== Input ==
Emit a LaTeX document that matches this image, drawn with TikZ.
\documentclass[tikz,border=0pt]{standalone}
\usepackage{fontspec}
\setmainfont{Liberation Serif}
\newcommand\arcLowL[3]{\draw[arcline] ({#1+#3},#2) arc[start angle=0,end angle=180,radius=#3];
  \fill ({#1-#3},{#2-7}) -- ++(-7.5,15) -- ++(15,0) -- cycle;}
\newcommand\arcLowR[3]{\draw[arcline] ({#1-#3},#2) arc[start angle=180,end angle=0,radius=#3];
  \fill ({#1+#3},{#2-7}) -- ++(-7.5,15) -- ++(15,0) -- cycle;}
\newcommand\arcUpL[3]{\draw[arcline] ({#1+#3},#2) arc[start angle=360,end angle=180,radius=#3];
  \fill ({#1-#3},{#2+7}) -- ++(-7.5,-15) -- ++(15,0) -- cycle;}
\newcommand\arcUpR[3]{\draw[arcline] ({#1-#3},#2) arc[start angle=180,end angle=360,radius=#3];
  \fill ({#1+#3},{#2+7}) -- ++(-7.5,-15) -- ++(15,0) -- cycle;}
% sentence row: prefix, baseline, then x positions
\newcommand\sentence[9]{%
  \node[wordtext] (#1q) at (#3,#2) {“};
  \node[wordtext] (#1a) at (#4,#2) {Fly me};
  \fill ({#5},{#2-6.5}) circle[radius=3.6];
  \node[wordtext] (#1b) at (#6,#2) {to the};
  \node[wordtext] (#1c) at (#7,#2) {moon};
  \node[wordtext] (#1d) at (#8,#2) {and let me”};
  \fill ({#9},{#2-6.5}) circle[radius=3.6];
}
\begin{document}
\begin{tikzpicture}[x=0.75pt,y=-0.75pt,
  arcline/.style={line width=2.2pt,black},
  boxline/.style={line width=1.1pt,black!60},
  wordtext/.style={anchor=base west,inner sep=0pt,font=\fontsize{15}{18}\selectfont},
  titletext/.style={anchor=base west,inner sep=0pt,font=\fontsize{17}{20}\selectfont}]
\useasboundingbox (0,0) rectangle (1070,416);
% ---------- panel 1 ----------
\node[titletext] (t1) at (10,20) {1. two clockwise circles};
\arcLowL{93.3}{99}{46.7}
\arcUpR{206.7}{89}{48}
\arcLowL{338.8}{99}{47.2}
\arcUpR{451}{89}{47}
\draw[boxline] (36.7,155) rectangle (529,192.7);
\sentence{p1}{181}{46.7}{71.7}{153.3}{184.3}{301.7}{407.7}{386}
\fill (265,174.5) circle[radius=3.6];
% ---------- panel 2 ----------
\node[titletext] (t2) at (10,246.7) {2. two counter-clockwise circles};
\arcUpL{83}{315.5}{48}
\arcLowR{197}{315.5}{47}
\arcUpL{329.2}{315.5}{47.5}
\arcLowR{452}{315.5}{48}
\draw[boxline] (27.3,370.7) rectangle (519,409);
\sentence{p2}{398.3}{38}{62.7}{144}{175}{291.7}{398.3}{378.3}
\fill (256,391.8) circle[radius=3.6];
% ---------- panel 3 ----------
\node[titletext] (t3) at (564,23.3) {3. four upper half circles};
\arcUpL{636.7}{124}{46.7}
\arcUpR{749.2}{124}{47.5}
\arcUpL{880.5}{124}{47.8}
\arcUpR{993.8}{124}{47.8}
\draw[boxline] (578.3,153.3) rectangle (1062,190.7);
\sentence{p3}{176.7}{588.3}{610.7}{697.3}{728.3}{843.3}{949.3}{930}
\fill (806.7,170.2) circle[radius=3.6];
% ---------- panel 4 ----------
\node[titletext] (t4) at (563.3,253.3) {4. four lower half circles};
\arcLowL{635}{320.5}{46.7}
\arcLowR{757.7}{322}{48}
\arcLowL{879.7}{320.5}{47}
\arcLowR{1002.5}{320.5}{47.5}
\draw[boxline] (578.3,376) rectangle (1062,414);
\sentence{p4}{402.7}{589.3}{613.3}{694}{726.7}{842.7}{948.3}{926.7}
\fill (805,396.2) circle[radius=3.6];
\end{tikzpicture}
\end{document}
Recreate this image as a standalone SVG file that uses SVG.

== Written instruction ==
Which lines include the word "standalone"? List them all.

== Task solution ==
\documentclass[tikz,border=0pt]{standalone}
Recreate this image as a standalone SVG file that uses SVG.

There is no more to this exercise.